I've been in the midst of apartment hunting and have just been shown a place which looks alright. One condition: Need to sign a vacate letter to the landlord stating that I have no objections vacating the place after one year.
It would be at the option of the LL to renew the lease.

I'm not sure how things stand if I were to sign this letter. 

What are my rights:
- if the landlord chooses to 'evict' me during or closer the the time of renewal? 
- would I be able to appeal to the RC in this case?
- what happens if the LL sells his unit to someone else. Would my tenancy still be valid?
- Can the LL choose to return my rent and serve me notice to vacate before the end of 1 year?

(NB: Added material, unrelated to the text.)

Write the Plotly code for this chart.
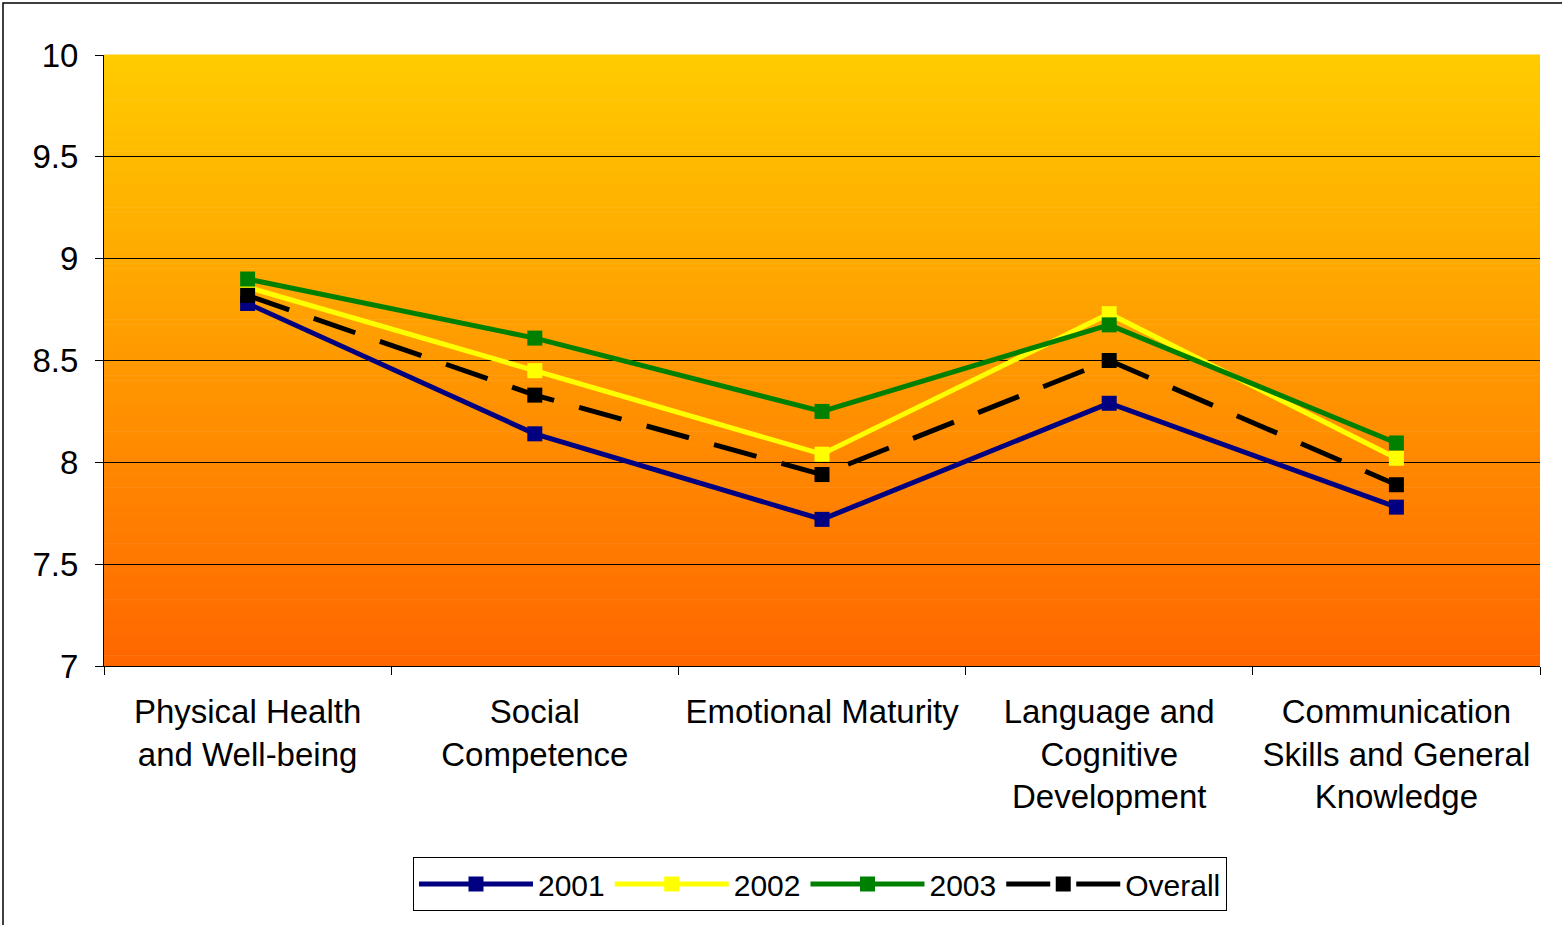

Hopefully, someone out there will know more about the topic. Much appreciate for expert advise.

Thanks!


----------



## EMAD75 (Mar 15, 2008)

If you sign a non-renewable contract (which is what he wants) I believe you will not have a case against the landlord in the eyes of the RC, and 1 year down the line he will be entitled to get you out. You will then have to find another place, at god knows how much more money it will cost you to rent an apartment in Dubai next year with rents continously going up! If the contract is renewable, then he can only kick you out if he prooves he or a member of his family is moving in, which is usually not the case, you are also allowed to stay a second year without increase on your rent, and he can only put up your rent by a 5% as per current rules. 
I strongly suggest you do not sign a non-renewable contract!!!


----------



## grasshopper (Aug 12, 2008)

I had the same problem, half the places I looked at wanted one year non-renewable leases. This is the latest tactic to get past the rent cap. I agree for most people 1 year guaranteed tenancy is way too short. If they aren't willing to do a renewable lease perhaps ask for a non-renewable lease term of 2 years which gives you a better buffer zone. I've heard the 5% rent increase cap only applies in the third year of the lease, thereafter the landlord can push it up to around the market rates (and RC will let them).


----------



## EMAD75 (Mar 15, 2008)

Yes, he can only incerase your rent by 5% on third year, sorry realise it wasn't clear on my post! I think Grasshoper's idea is good, maybe you can get 2 years? depending on how long you're planning on being in Dubai I guess.
Good luck


----------



## Sunshine101 (Jun 11, 2008)

Thanks both for the advice. Glad to know that I'm not the only one in this situation. Will revert once I get a chance to speak via the agent. 

Apparently the owner has many units within the vicinity so I guess he cant use the 'excuse' that he or his family would like to move in. I guess this is the way he tries to get around the system. The agent says that it is highly unlikely that he would ask me to vacate since he does not have any cashflow problems, ..... I guess I'll need to take this with a piece of salt!.


----------



## Shinjuku (Jul 12, 2008)

Sunshine101 said:


> Apparently the owner has many units within the vicinity so I guess he cant use the 'excuse' that he or his family would like to move in. I guess this is the way he tries to get around the system. The agent says that it is highly unlikely that he would ask me to vacate since he does not have any cashflow problems, ..... I guess I'll need to take this with a piece of salt!.


Its precisely because he has no cashflow problems that he'll more than likely evict you after a year. If he's got other guaranteed sources of income, why let you stay on and pay the same rent, when he can ask you to vacate and negotaite a huge increase for a greater profit.

At least that's what i'd do if i was the landlord...


----------